Conservatism as a political doctrine in the contemporary English-speaking world

While the word Conservatism is often used to simply describe the attitude of supporting how things as they currently are, it can also refer to a political doctrine originated by Edmund Burke. Burke wrote at a time when European thinkers were beginning to develop the ideology of modernism, which emphasizes progress guided by reason. Conservatives are not opposed to progress per se, although they are often more doubtful about it than followers of many other ideologies. Conservatives do not reject reason completely, but they place much more emphasis on tradition or faith than is common in other schools of political thought. According to the author of the Conservatism FAQ (http://counterrevolution.net/consfaq), the essence of conservatism is "its emphasis on tradition as a source of wisdom that goes beyond what can be demonstrated or even explicitly stated."

Conservatives emphasize traditional views of institutions such as the family and the church. Generally speaking, they are less likely to consider unmarried couples, even those with children, as families. They are quite unlikely to consider gay couples as families, also even when they have children. They usually oppose the adoption of children by gay couples, and they are extremely unlikely to countenance legal recognition of gay or other unorthodox family structures. In religious life, they are likely to reject any reinterpretation or modification of traditional beliefs, such as in areas of morality and biblical scholarship.

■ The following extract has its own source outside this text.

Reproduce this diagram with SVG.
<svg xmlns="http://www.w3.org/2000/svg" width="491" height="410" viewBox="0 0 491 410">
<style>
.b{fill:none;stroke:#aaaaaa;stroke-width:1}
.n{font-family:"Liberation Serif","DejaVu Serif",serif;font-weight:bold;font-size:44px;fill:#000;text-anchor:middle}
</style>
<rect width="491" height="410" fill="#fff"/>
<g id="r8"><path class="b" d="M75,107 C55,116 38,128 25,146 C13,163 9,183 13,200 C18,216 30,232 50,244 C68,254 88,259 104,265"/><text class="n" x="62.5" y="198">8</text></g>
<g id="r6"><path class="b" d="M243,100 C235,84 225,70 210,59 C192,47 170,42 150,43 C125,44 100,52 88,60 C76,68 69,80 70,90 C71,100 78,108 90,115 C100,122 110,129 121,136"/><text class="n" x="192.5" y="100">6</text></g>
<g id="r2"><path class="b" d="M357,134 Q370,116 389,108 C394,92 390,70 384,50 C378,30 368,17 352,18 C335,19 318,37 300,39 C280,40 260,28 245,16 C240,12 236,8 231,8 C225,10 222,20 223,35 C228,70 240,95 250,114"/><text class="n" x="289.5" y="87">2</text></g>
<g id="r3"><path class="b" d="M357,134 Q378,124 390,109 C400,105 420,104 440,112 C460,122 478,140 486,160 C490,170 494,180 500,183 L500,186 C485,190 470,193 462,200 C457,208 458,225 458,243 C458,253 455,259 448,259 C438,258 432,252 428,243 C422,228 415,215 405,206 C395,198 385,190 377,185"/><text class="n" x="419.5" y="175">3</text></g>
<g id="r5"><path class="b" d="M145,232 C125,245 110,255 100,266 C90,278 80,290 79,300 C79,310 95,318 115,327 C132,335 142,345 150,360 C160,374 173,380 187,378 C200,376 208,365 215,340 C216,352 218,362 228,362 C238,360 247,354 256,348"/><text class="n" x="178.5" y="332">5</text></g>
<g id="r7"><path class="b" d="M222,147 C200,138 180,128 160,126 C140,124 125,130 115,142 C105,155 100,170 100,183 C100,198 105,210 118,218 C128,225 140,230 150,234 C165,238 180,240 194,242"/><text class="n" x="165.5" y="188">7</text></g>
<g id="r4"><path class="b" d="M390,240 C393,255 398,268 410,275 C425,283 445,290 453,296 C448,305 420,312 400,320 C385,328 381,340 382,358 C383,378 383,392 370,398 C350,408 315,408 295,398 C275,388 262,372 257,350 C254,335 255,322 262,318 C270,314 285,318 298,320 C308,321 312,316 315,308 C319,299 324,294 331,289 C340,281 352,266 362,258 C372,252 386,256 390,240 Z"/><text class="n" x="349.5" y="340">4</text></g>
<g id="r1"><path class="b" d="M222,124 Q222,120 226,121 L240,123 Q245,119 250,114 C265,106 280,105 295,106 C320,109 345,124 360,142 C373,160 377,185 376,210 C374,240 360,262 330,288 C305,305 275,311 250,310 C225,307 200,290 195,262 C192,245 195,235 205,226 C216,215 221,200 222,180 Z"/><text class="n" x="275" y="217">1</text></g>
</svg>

Rather, the conservative embraces an attitude that is deeply suspicious of any attempt to remake society in the service of any ideology or doctrine, whether that doctrine is libertarian, socialist, or developed from some other source. They see history as being full of disastrous schemes that seemed like good ideas at the time. Human society is something rooted and organic; to try to prune and shape it according to the plans of an ideologue is to invite unforeseen disaster. Conservatism is more of a mindset than a doctrine. It is ad hoc by necessity. It is easier to say what it is not, than to define it.

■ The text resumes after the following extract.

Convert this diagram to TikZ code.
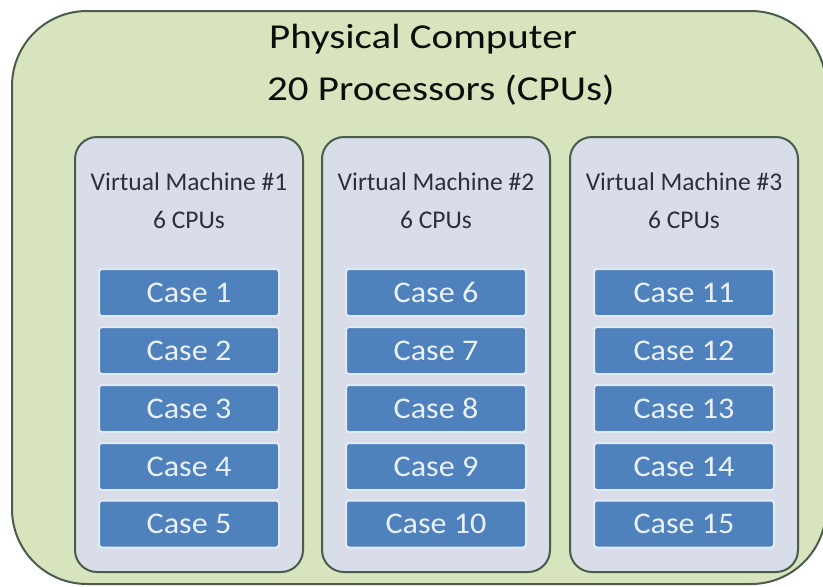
\documentclass[tikz,border=0pt]{standalone}
\usepackage{fontspec}
\setmainfont{Carlito}
\newfontfamily\titlefont{Carlito}[FakeStretch=1.17]
\newfontfamily\casefont{Carlito}[FakeStretch=1.07]
\usepackage{tikz}
\usepackage{xcolor}
\definecolor{pcgreen}{HTML}{D7E4BD}
\definecolor{pcline}{HTML}{4A5C4C}
\definecolor{vmgray}{HTML}{D9DDEA}
\definecolor{vmtext}{HTML}{2B303A}
\definecolor{caseblue}{HTML}{4F81BD}
\definecolor{caseline}{HTML}{E2EAF5}
\definecolor{casetext}{HTML}{EAF1FA}

\begin{document}
\begin{tikzpicture}[x=1pt,y=-1pt]
\tikzset{
    pc/.style={%
        draw=pcline, line width=2pt,
        fill=pcgreen,
        rectangle,
        rounded corners=75pt,
        minimum width=814pt,
        minimum height=573pt
        },
    vm/.style={%
        draw=pcline, line width=2pt,
        fill=vmgray,
        rectangle,
        rounded corners=22pt,
        minimum width=228pt,
        minimum height=435pt
        },
    cs/.style={%
        draw=caseline, line width=2pt,
        fill=caseblue,
        rectangle,
        rounded corners=3pt,
        inner sep=0pt,
        minimum width=180pt,
        minimum height=47pt,
        text=casetext,
        font=\casefont\fontsize{30}{30}\selectfont
        },
    ttl/.style={%
        anchor=base west, inner sep=0pt,
        text=black!85!pcline,
        font=\titlefont\fontsize{35}{35}\selectfont
        },
    vmt/.style={%
        anchor=base, inner sep=0pt,
        text=vmtext,
        font=\fontsize{25.5}{25.5}\selectfont
        },
}
\useasboundingbox (0,0) rectangle (823,587);
\clip (0,0) rectangle (823,587);
%%%PHYSICAL COMPUTER
\node[pc] (pc) at (419,297.5) {};
\node[ttl] (title1) at (269,48) {Physical Computer};
\node[ttl] (title2) at (267,100) {20 Processors (CPUs)};
%%%VIRTUAL MACHINES
\node[vm] (vm1) at (189,354.5) {};
\node[vm] (vm2) at (436,354.5) {};
\node[vm] (vm3) at (684,354.5) {};
\node[vmt] (vm1name) at (189,190) {Virtual Machine \#1};
\node[vmt] (vm1cpu)  at (189,228) {6 CPUs};
\node[vmt] (vm2name) at (436,190) {Virtual Machine \#2};
\node[vmt] (vm2cpu)  at (436,228) {6 CPUs};
\node[vmt] (vm3name) at (684,190) {Virtual Machine \#3};
\node[vmt] (vm3cpu)  at (684,228) {6 CPUs};
%%%CASES
\node[cs] (case1)  at (189,292.5) {Case 1};
\node[cs] (case2)  at (189,350.5) {Case 2};
\node[cs] (case3)  at (189,408.5) {Case 3};
\node[cs] (case4)  at (189,466.5) {Case 4};
\node[cs] (case5)  at (189,524) {Case 5};
\node[cs] (case6)  at (436,292.5) {Case 6};
\node[cs] (case7)  at (436,350.5) {Case 7};
\node[cs] (case8)  at (436,408.5) {Case 8};
\node[cs] (case9)  at (436,466.5) {Case 9};
\node[cs] (case10) at (436,524) {Case 10};
\node[cs] (case11) at (684,292.5) {Case 11};
\node[cs] (case12) at (684,350.5) {Case 12};
\node[cs] (case13) at (684,408.5) {Case 13};
\node[cs] (case14) at (684,466.5) {Case 14};
\node[cs] (case15) at (684,524) {Case 15};
\end{tikzpicture}
\end{document}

Some commentators have argued that despite the movement's rhetoric, it has been an agent for change, and the traditions which it supports are in fact of relatively recent invention. [links/references?]

Within the United States, there are several distinct elements to conservatism. The Neoconservative movement originates in American liberalism, primarily from the Northeast or the West Coast, but is marked by a significant move to the right from the 1960s onwards. Palaeoconserativism, by contrast, originated in other parts of the United States; its proponents are unlikely to have once been liberals.

Conservative views on the economy often overlap with those of libertarians, but they disagree with the libertarian position on social issues. However, there are some libertarians whose views on social or cultural issues are closer to conservatism than most libertarians are, such as Llewellyn Rockwell or Murray Rothbard; these are sometimes called paleolibertarians.

Other strands of conservatism have been influenced by the counterrevolutionary Catholic thought of figures like Joseph de Maistre, and the distributism of G. K. Chesterton and the French traditionalists (e.g. Henri Corbin[?]). Some conservatives positions originated from the Frankfurt School, after taking (like the neoconservatives) a turn to the right -- such as the editors of Telos.

Paleoconservative publications: Modern Age, Chronicles
Neoconservative publications: Commentary, The Public Interest, First Things (has expressed controversial attitudes towards religion and against separation of church and state that many other neoconservatives reject).

Conservatism as an attitude

Conservatism is the attitude or lack thereof that justifies whatever state of things currently are.

In a communist country, conservatives are communists. In a mercantilist country, conservatives are mercantilists. In a social-democrat country, conservatives are social-democrats. In a feudal country, conservatives are for feudality. In a libertarian country, conservatives are libertarians. etc.

In this sense conservatism is not a consistent ideology per se, and does not refer to any particular idea, unless a reference is given as to the country and times considered.